See commit 8dd7c47, commit 4ce5043, commit bb8b5e9, commit d526b4d, commit f748012 (19 Feb 2022) by Elijah Newren (newren
).
(Merged by Junio C Hamano -- gitster
-- in commit 9671764, 06 Mar 2022)
sparse-checkout
: pay attention to prefix for {set, add}
Helped-by: Junio Hamano
Reviewed-by: Derrick Stolee
Signed-off-by: Elijah Newren
In cone mode, non-option arguments to set & add are clearly paths, and as such, we should pay attention to prefix.

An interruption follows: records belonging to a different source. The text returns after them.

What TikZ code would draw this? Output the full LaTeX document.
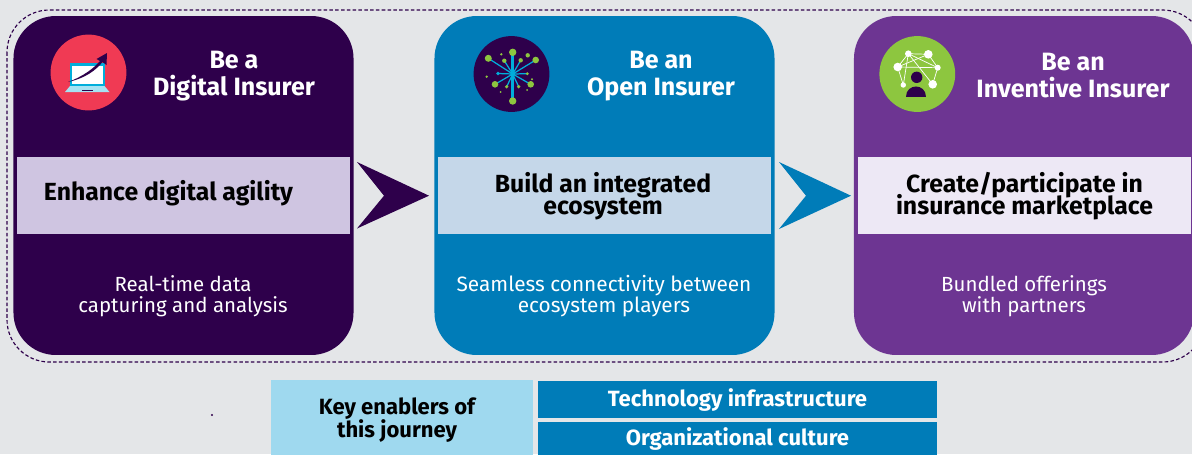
\documentclass[tikz,border=0pt]{standalone}
\usepackage{fontspec}
\setmainfont{Fira Sans}
\usepackage{tikz}
\usetikzlibrary{positioning}
\lineskiplimit=-20pt
\definecolor{pagegrey}{HTML}{E4E6E8}
\definecolor{darkplum}{HTML}{2E004B}
\definecolor{oceanblue}{HTML}{007CB8}
\definecolor{richpurple}{HTML}{6D3592}
\definecolor{paleplum}{HTML}{CFC5E1}
\definecolor{paleblue}{HTML}{C5D7E9}
\definecolor{palepurple}{HTML}{EDE8F5}
\definecolor{skyblue}{HTML}{9FD9EF}
\definecolor{leafgreen}{HTML}{8DC63F}
\definecolor{coral}{HTML}{F03A54}
\definecolor{cyanline}{HTML}{00AEDB}
\tikzset{
  card/.style={rounded corners=24pt, minimum width=192.8pt, minimum height=192.2pt, inner sep=0, outer sep=0},
  band/.style={minimum width=188.8pt, minimum height=43.7pt, inner sep=0, outer sep=0},
  bandtext/.style={align=center, inner sep=0, font=\fontsize{14.05}{12.5}\selectfont\bfseries, text=black},
  title/.style={align=center, text=white, font=\fontsize{14.2}{15.3}\selectfont\bfseries, inner sep=0},
  note/.style={align=center, text=white, font=\fontsize{11.6}{11.9}\selectfont, inner sep=0},
  enabler/.style={fill=oceanblue, text=white, minimum width=226.2pt, inner sep=0, outer sep=0, font=\fontsize{12.5}{14}\selectfont\bfseries},
  badge/.style={circle, minimum size=43pt, inner sep=0, outer sep=0},
  frame/.style={draw=darkplum, line width=0.65pt, dash pattern=on 2pt off 1.3pt, rounded corners=24pt}
}
\begin{document}
\begin{tikzpicture}[x=0.567pt, y=-0.567pt]
\useasboundingbox (0,0) rectangle (1192,454);
\fill[pagegrey] (0,0) rectangle (1192,454);

% Outer frame
\draw[frame] (7,10) rectangle (1205,362);

% Cards
\node[card, fill=darkplum] (digital) at (183.5,185.5) {};
\node[card, fill=oceanblue] (open) at (604.5,185.5) {};
\node[card, fill=richpurple] (inventive) at (1024,185.5) {};

% Titles
\node[title] (digitaltitle) at (234,76) {Be a\\Digital Insurer};
\node[title] (opentitle) at (661,76) {Be an\\Open Insurer};
\node[title] (inventivetitle) at (1073,76) {Be an\\Inventive Insurer};

% Bands
\node[band, fill=paleplum] (digitalband) at (183.5,195.5) {};
\node[band, fill=paleblue] (openband) at (604.5,195.5) {};
\node[band, fill=palepurple] (inventiveband) at (1024.5,195.5) {};
\node[bandtext] (digitaltext) at (168.5,193.5) {Enhance digital agility};
\node[bandtext] (opentext) at (603,196) {Build an integrated\\ecosystem};
\node[bandtext] (inventivetext) at (1024.5,196) {Create/participate in\\insurance marketplace};

% Notes
\node[note] (digitalnote) at (183,296) {Real-time data\\capturing and analysis};
\node[note, font=\fontsize{11.8}{11.9}\selectfont] (opennote) at (604,296) {Seamless connectivity between\\ecosystem players};
\node[note] (inventivenote) at (1024,296) {Bundled offerings\\with partners};

% Arrows between the cards
\fill[darkplum] (357,162) -- (429,195.7) -- (357,228.5) -- (384,195.7) -- cycle;
\fill[oceanblue] (779,162) -- (851,195.7) -- (779,229) -- (806,195.7) -- cycle;

% Laptop badge
\node[badge, fill=coral] (laptopbadge) at (88.5,72.5) {};
\fill[cyanline] (70,63) rectangle (104.5,86);
\fill[white] (72,65.5) rectangle (102.5,84);
\fill[cyanline!35!white] (70,86) -- (104.5,86) -- (109.5,92) -- (65,92) -- cycle;
\fill[darkplum] (82,89.5) rectangle (93,91);
\fill[darkplum] (68,82) .. controls (84,76) and (94,68) .. (100,61) -- (96.5,59) -- (107,53) -- (106.5,65) -- (102.5,62) .. controls (96,70) and (86,78) .. cycle;

% Network badge
\node[badge, fill=darkplum] (networkbadge) at (511.5,74) {};
\foreach \px/\py in {488.3/58.3, 535.7/60, 495/84.3, 530.7/84.3, 504.3/60.7, 520.7/60.3, 506.7/86.7, 518.7/86.7, 527.3/73.7, 498/73.5} {
  \draw[cyanline, line width=0.7pt] (512.7,74) -- (\px,\py);
}
\draw[cyanline, line width=1.5pt] (512.7,52) -- (512.7,101);
\foreach \px/\py/\rad in {512.7/52.3/3.7, 512.7/101/3.7, 488.3/58.3/3.5, 535.7/60/3.3, 495/84.3/3.3, 530.7/84.3/3.3, 504.3/60.7/2.2, 520.7/60.3/2.2, 527.7/55.3/2.2, 506.7/86.7/1.8, 518.7/86.7/1.8, 527.3/73.7/1.6, 486.7/76.7/1.3, 501.3/54.3/1.3, 532/79.3/1.1, 527/90/1, 500.7/92/1} {
  \fill[leafgreen] (\px,\py) circle ({\rad*0.567pt});
}
\fill[cyanline] (498,73.5) circle (1.1pt);
\fill[cyanline] (512.7,74) circle (1.4pt);

% People badge
\node[badge, fill=leafgreen] (peoplebadge) at (917.3,74) {};
\foreach \ax/\ay/\bx/\by in {908.3/53.7/928.3/54.3, 908.3/53.7/897.7/67, 908.3/53.7/937.7/67.7, 928.3/54.3/937.7/67.7, 897.7/67/903.3/85, 897.7/67/937.7/67.7, 937.7/67.7/932.7/84.3, 908.3/53.7/932.7/84.3, 928.3/54.3/897.7/67, 903.3/85/908.3/53.7} {
  \draw[white, line width=0.4pt] (\ax,\ay) -- (\bx,\by);
}
\foreach \px/\py/\rad in {908.3/53.7/3.3, 928.3/54.3/4.3, 897.7/67/4.3, 937.7/67.7/3, 903.3/85/2.7, 932.7/84.3/4.3} {
  \fill[white] (\px,\py) circle ({\rad*0.567pt});
}
\fill[darkplum] (916.7,77.3) circle ({5.7*0.567pt});
\fill[darkplum] (905.7,97.3) .. controls (905.7,83) and (926.3,83) .. (926.3,97.3) -- cycle;

% Key enablers
\node[fill=skyblue, minimum width=149pt, minimum height=42pt, inner sep=0, outer sep=0] (keybox) at (402,417.5) {};
\node[align=center, font=\fontsize{12.5}{12.8}\selectfont\bfseries, text=black, inner sep=0] (keytext) at (397,420) {Key enablers of\\this journey};
\node[enabler, minimum height=20.8pt] (techbox) at (737.5,399.5) {Technology infrastructure};
\node[enabler, minimum height=19.8pt] (culturebox) at (737.5,439) {Organizational culture};
\fill[darkplum] (212,415) circle (0.6pt);
\end{tikzpicture}
\end{document}
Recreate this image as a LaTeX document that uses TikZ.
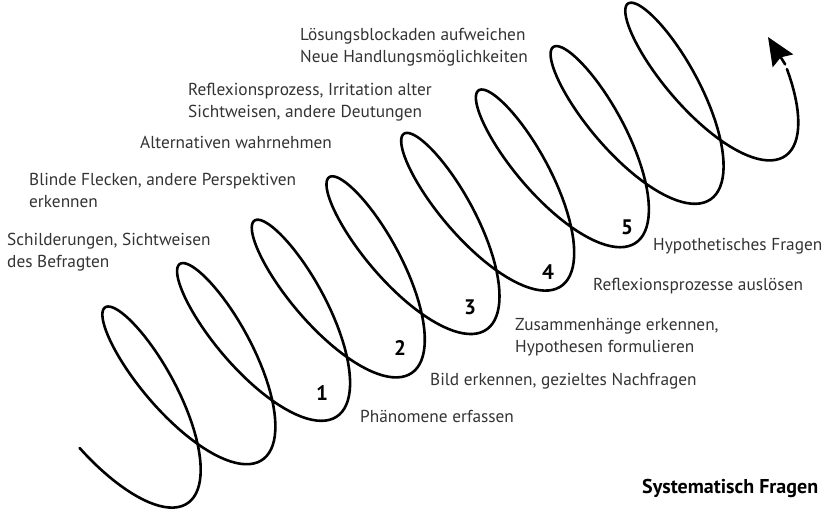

In non-cone mode, it is not clear that folks intend to provide paths since the inputs are gitignore-style
patterns.
Paying attention to prefix would prevent folks from doing things like
git sparse-checkout add /.gitattributes
git sparse-checkout add '/toplevel-dir/*'
In fact, the former will result in
fatal: '/.gitattributes' is outside repository...
while the later will result in:
fatal: Invalid path '/toplevel-dir': No such file or directory
despite the fact that both are valid gitignore-style
patterns that would select real files if added to the sparse-checkout file.
This might lead people to just use the path without the leading slash, potentially resulting in them grabbing files with the same name throughout the directory hierarchy contrary to their expectations.
See also this thread and this one.
Adding prefix seems to just be fraught with error; so for now simply throw an error in non-cone mode when sparse-checkout set/add are run from a subdirectory.